Massachusetts Senator Elizabeth Warren has called on the Environmental Protection Agency (EPA) and the Department of Energy (DOE) to force crypto miners to disclose their energy use and emissions.
In a tweet, Warren highlighted that the federal agencies have the authority to require such transparency, and it’s time for them to use it. She emphasized the need for full disclosure of how crypto mining is affecting the environment and the power grid.
Uncovering The Crypto Mining Footprint
Democratic lawmakers are pushing federal agencies to speed up their plans to require crypto mining companies to report their emissions and energy consumption.
In a letter to the EPA and DOE, Senators Elizabeth Warren, Sheldon Whitehouse, Ed Markey, Jeff Merkley, Dick Durbin, and Representatives Jared Huffman, Katie Porter, and Rashida Tlaib urged the agencies to implement a mandatory disclosure regime as soon as possible.
The letter mentioned that the agencies have “clear authority” to require such disclosures and asked for timelines on when they plan to start executing their powers.
The latest move is part of a probe initiated by Democratic lawmakers last year when they asked the largest crypto mining companies in the US to provide information on their energy consumption and pollution.
Despite some data being provided, the lawmakers were not satisfied with the incomplete responses from the companies. It led to the request for the EPA and DOE to require public disclosure of the information to get a more comprehensive understanding of the impact of crypto mining on the power grid and the environment.
According to a September report from the White House, the crypto industry in the US is estimated to use roughly as much electricity as all the nation’s home computers combined.

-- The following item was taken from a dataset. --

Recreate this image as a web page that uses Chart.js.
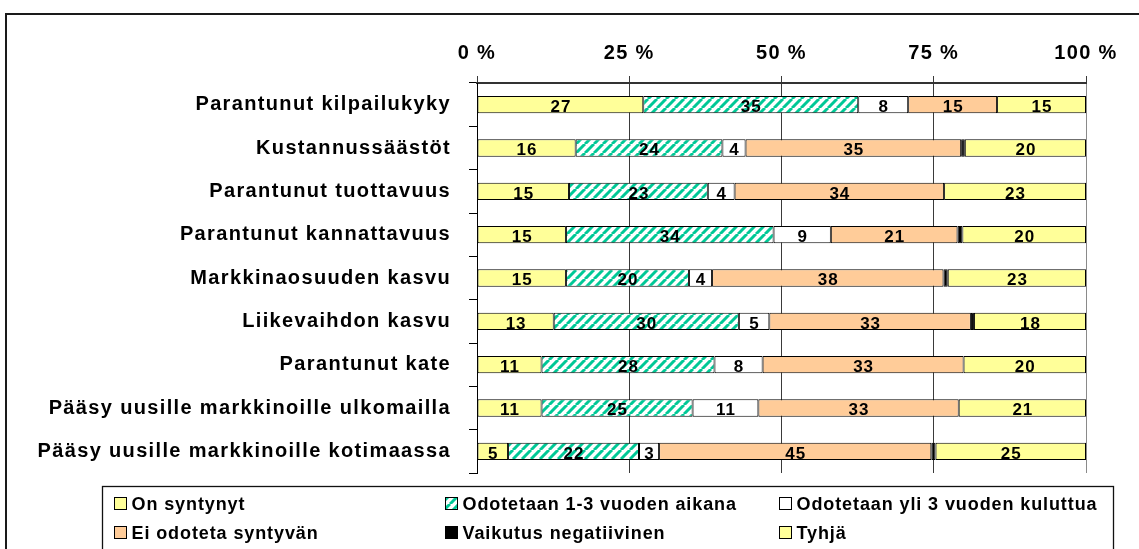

The report recommended that the EPA and DOE work together to develop performance standards for crypto companies to transition to clean energy and use less energy overall.
If that doesn’t work, the report suggests that the Biden Administration should explore executive actions, and Congress might consider legislation. Any potential policies would likely focus on Bitcoin, which is still the most popular and polluting cryptocurrency.
Bitcoin miners set up data farms filled with specialized hardware to solve computational puzzles, an energy-inefficient process that generates significant emissions. The miners are rewarded with new tokens, but the incentive has fallen along with Bitcoin prices.